Extract the lines that carry the string "with" from the listing.

╭──

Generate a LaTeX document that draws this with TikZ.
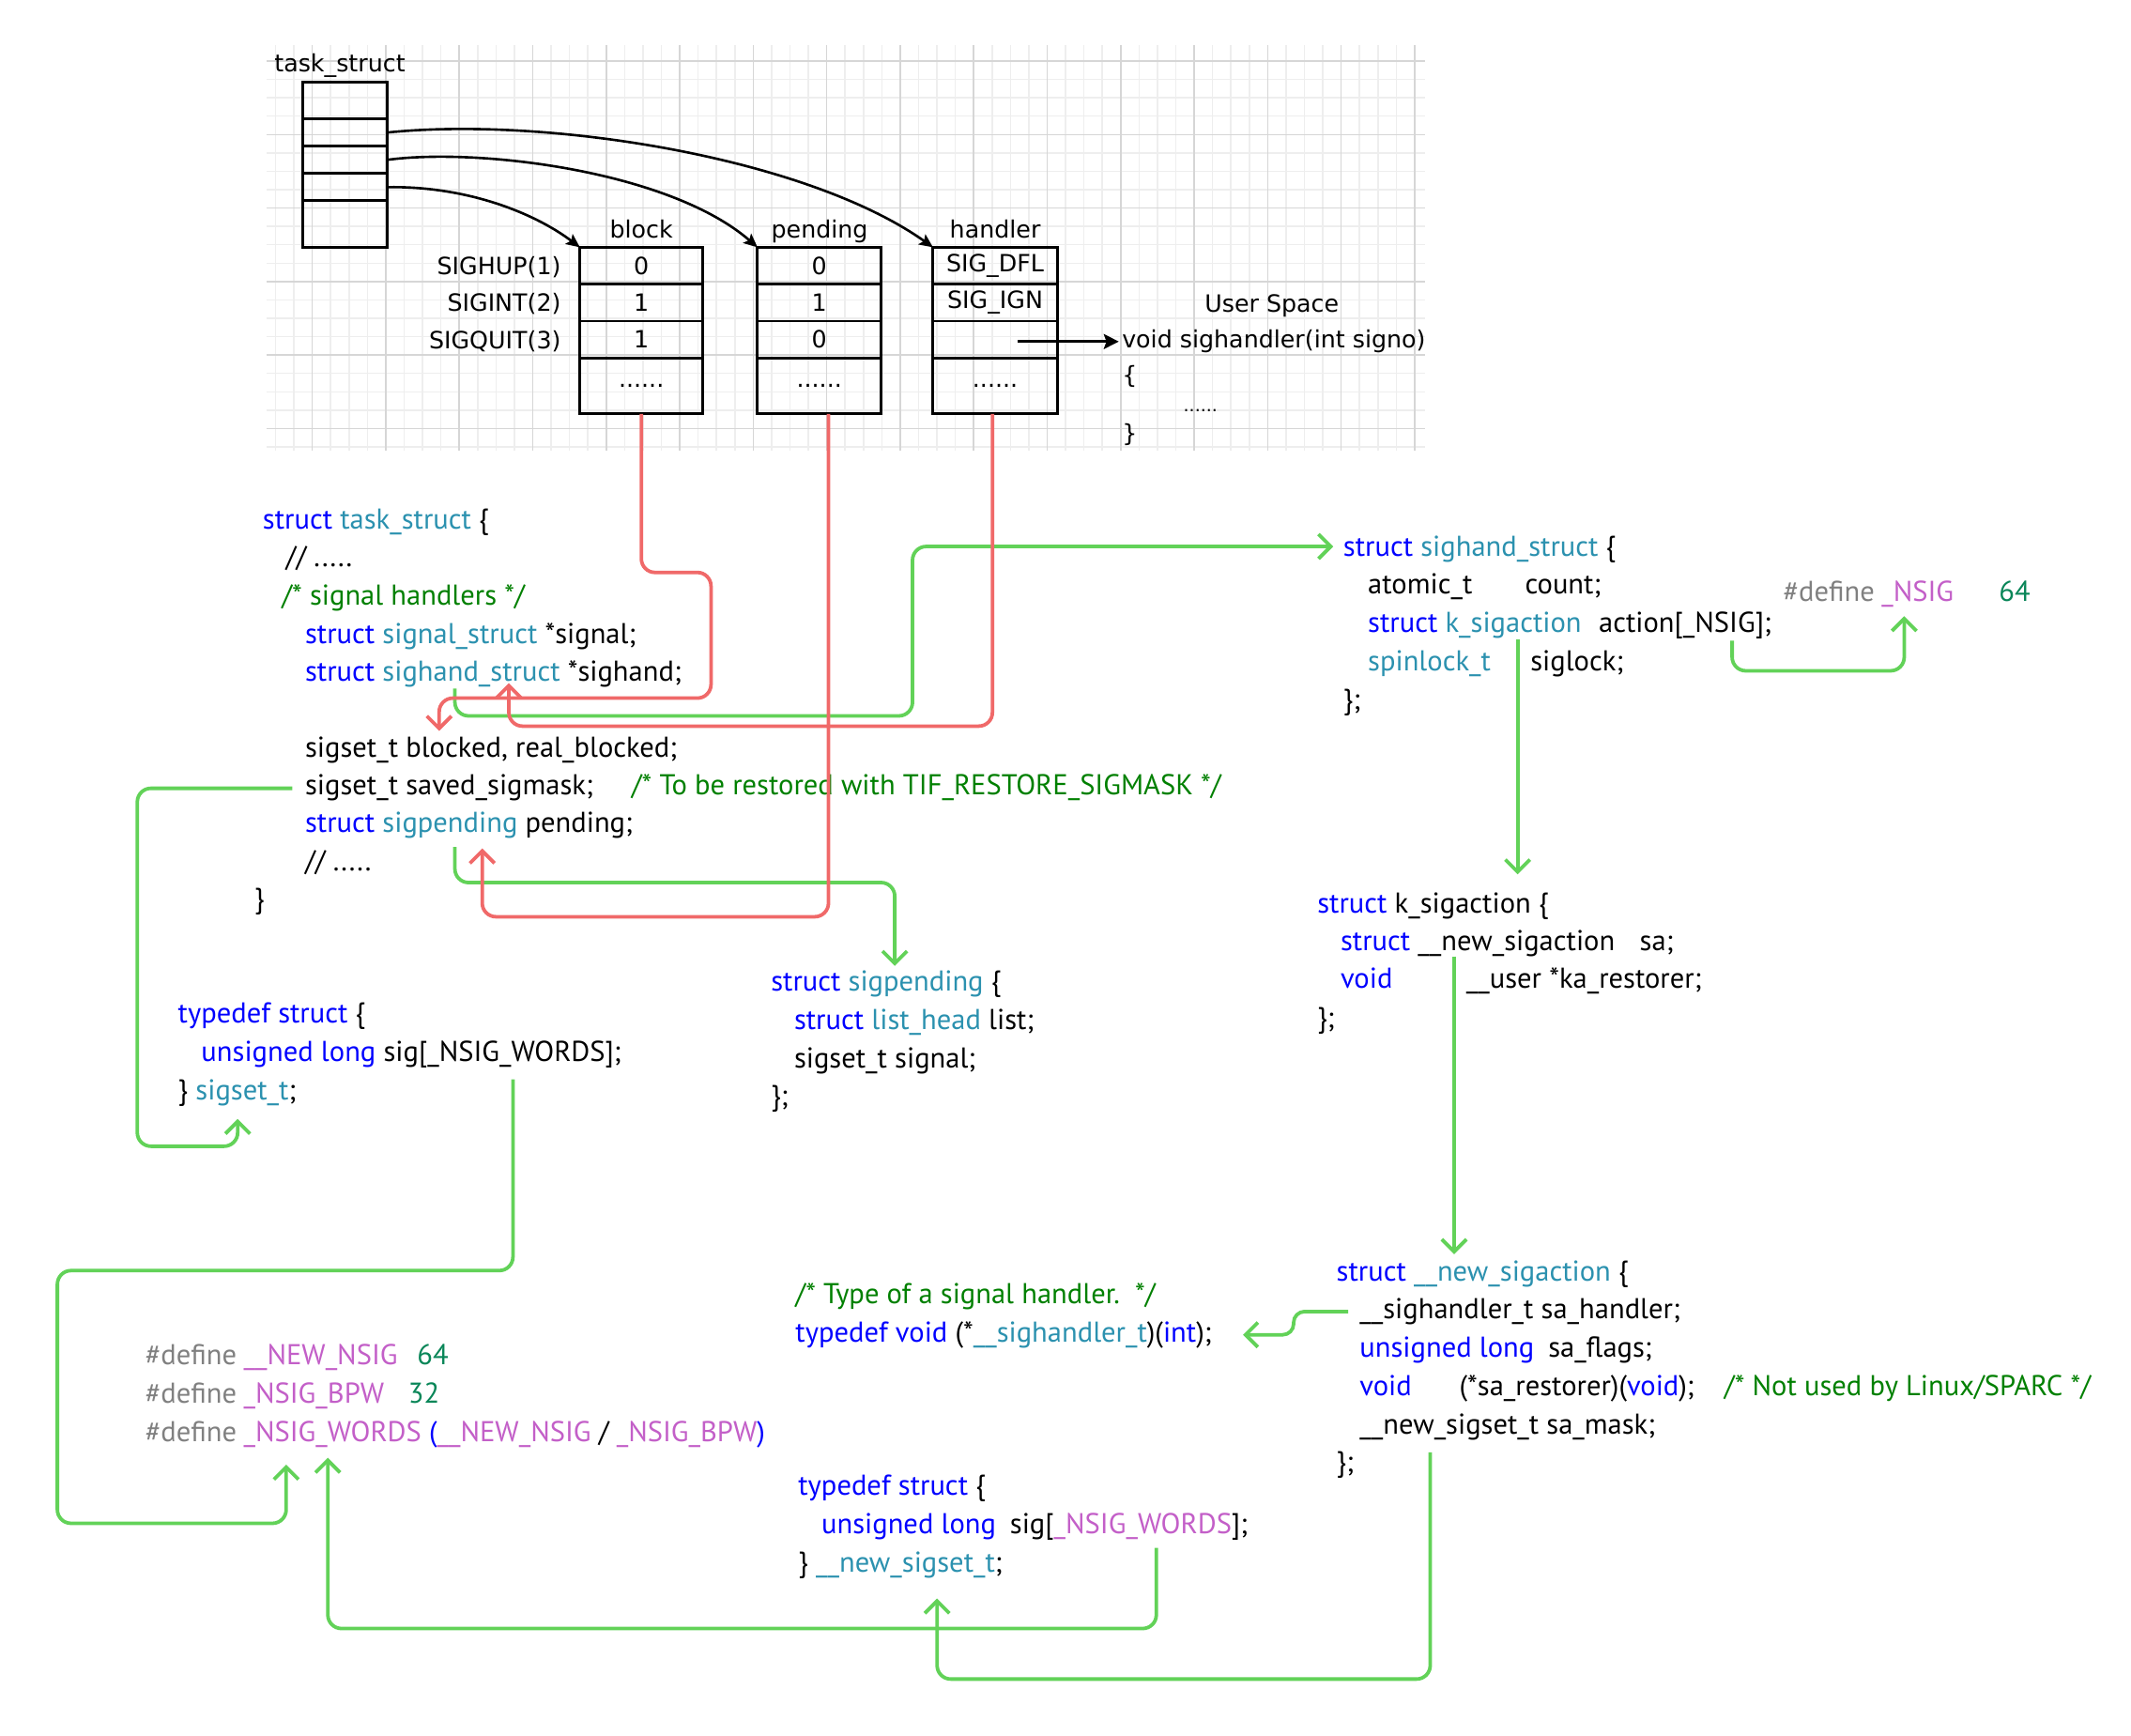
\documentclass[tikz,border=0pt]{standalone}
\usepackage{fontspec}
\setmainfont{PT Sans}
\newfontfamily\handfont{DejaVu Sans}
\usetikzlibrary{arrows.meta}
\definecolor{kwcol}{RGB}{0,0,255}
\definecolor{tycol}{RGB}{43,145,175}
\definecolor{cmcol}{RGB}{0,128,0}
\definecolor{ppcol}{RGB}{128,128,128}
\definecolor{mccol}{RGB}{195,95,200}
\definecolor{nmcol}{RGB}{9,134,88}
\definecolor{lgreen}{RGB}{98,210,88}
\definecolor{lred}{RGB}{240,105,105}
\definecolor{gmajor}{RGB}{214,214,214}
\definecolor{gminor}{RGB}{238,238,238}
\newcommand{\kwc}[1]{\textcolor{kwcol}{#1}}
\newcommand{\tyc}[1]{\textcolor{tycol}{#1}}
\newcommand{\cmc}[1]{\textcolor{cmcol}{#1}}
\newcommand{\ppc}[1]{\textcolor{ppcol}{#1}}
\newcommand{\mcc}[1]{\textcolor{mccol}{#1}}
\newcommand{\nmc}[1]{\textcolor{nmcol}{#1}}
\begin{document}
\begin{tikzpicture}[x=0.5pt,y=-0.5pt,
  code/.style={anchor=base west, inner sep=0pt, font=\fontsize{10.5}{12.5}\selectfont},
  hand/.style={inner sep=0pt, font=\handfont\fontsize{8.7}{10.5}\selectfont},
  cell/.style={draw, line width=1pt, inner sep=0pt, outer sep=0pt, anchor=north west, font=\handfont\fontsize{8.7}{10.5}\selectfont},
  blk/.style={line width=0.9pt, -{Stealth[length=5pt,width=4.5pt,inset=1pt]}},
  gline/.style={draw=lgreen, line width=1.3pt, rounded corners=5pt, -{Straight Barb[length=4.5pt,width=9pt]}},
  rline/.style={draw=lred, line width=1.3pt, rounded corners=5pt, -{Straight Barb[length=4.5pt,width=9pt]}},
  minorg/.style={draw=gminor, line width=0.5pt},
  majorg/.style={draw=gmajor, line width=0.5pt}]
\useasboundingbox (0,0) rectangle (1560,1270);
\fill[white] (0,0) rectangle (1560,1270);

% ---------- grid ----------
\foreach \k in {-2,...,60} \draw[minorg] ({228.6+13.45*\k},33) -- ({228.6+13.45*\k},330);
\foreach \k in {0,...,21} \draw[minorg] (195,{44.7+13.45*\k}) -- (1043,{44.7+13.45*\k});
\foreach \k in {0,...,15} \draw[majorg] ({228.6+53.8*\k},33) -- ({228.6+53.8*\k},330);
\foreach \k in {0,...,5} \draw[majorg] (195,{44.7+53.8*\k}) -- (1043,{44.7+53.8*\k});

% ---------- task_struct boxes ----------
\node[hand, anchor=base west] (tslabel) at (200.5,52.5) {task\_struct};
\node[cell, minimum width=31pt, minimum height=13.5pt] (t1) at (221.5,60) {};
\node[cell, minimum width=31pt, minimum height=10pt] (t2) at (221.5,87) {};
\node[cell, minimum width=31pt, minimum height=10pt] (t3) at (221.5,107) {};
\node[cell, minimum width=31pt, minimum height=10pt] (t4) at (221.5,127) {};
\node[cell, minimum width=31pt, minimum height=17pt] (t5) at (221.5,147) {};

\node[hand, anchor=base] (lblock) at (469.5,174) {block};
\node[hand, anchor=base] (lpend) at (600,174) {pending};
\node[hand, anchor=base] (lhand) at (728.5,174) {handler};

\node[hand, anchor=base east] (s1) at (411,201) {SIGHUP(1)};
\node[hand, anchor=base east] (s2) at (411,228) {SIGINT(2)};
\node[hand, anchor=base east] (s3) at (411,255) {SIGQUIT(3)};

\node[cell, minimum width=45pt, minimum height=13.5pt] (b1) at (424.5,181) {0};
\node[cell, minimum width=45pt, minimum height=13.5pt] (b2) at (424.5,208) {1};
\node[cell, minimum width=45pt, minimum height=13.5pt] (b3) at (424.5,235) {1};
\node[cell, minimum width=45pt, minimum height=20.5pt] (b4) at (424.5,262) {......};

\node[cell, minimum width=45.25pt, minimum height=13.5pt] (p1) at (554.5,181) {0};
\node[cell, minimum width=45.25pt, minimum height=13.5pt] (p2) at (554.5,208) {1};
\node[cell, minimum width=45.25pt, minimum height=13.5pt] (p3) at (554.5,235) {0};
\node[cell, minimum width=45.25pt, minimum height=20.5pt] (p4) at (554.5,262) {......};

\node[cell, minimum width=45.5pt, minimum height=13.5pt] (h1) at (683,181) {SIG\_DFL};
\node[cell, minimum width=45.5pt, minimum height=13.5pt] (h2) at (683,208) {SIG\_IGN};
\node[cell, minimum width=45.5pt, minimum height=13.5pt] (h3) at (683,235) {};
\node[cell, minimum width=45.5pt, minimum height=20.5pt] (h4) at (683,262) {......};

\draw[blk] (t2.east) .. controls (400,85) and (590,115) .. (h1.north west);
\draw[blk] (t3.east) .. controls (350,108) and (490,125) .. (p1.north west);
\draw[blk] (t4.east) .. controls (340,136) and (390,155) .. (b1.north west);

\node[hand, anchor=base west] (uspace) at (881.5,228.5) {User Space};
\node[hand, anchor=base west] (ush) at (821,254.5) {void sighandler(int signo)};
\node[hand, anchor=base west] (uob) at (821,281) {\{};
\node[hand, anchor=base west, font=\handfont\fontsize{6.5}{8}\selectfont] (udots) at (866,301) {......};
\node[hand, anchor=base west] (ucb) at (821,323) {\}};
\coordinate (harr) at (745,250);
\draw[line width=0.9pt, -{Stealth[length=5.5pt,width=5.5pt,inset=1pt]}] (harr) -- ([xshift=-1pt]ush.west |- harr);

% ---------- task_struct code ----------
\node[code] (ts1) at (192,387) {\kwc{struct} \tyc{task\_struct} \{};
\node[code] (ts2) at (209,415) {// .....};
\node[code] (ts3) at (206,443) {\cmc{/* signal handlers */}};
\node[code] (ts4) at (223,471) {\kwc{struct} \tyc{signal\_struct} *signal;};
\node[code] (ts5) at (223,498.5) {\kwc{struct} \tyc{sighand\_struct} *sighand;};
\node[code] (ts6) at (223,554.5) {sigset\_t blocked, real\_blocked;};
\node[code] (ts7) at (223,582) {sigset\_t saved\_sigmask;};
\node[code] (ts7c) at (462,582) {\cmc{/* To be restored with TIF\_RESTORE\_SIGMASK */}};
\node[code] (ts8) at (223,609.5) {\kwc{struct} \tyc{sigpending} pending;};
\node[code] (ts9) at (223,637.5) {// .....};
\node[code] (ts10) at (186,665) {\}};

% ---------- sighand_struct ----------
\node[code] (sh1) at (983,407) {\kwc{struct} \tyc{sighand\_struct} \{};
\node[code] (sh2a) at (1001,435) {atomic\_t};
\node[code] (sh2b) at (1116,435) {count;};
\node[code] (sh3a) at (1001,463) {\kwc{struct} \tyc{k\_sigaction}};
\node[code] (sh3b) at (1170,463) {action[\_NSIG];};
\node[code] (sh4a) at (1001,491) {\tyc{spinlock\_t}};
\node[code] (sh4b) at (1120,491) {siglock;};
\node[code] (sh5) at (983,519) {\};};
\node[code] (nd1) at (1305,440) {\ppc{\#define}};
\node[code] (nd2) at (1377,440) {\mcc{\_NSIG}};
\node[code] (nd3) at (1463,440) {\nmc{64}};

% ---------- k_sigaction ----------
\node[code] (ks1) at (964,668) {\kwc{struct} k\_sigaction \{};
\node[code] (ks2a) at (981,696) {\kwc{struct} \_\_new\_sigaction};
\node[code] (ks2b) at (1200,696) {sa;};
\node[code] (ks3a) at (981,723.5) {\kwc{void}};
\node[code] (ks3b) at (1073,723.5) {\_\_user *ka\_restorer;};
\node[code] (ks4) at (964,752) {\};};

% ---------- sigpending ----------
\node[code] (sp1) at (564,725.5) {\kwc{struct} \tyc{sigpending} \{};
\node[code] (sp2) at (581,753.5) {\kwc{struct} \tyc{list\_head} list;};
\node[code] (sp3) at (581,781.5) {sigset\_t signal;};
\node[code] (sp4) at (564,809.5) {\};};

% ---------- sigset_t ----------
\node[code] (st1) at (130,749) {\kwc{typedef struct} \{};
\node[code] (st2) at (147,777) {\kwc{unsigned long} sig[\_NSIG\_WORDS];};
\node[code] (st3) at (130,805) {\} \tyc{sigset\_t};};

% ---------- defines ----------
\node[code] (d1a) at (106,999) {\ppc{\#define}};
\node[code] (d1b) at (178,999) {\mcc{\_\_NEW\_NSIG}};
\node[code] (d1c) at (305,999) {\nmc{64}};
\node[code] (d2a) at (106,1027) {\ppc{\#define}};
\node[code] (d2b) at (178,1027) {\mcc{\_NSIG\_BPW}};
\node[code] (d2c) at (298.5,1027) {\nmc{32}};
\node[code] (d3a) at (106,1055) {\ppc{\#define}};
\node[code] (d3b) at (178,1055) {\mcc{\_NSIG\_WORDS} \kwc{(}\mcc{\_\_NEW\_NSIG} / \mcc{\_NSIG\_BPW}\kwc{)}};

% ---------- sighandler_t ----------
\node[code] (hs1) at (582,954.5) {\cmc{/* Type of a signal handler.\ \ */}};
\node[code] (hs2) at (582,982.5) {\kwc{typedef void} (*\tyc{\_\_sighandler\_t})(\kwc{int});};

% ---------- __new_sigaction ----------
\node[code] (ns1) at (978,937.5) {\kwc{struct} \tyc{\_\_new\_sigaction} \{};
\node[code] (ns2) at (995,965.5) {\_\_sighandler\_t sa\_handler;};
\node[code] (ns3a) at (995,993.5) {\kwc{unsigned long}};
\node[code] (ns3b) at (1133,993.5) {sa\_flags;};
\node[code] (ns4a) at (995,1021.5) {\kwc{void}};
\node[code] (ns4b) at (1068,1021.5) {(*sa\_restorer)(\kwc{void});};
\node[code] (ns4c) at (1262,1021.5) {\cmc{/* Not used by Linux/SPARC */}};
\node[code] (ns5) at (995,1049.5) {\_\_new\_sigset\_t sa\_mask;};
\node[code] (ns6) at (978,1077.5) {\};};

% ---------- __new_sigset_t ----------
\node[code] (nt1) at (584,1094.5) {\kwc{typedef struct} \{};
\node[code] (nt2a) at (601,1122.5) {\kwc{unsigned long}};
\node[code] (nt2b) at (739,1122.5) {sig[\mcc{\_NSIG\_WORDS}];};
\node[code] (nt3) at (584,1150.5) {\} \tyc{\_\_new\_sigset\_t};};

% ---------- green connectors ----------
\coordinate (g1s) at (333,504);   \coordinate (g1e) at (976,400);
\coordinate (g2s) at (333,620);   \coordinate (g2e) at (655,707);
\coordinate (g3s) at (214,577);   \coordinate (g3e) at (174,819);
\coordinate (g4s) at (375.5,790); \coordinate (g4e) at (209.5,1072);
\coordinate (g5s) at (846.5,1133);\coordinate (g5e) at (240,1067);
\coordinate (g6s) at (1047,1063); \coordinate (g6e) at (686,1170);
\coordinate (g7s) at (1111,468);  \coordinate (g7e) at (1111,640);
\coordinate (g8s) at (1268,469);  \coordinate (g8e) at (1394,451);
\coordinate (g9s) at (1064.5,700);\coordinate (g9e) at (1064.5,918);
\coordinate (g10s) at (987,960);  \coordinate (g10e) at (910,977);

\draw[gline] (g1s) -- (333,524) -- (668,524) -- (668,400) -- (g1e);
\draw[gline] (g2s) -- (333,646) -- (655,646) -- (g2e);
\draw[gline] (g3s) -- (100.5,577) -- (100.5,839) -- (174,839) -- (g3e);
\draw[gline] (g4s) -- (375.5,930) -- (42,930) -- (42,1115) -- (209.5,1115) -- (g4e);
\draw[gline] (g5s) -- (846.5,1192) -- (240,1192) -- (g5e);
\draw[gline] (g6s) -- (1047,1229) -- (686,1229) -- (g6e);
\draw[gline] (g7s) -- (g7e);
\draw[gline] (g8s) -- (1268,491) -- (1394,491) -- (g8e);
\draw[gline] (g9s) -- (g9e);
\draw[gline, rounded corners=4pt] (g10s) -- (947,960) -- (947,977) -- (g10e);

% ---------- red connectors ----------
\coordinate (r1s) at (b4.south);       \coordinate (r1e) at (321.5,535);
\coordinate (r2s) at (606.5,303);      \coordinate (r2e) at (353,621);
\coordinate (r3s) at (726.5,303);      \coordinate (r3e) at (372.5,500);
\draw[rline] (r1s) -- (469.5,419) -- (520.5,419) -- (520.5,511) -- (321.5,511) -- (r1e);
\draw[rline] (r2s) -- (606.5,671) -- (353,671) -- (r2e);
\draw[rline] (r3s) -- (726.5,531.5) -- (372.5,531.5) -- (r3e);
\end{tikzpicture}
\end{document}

╰──

Completed exercise:
Generate a LaTeX document that draws this with TikZ.
\node[code] (ts7c) at (462,582) {\cmc{/* To be restored with TIF\_RESTORE\_SIGMASK */}};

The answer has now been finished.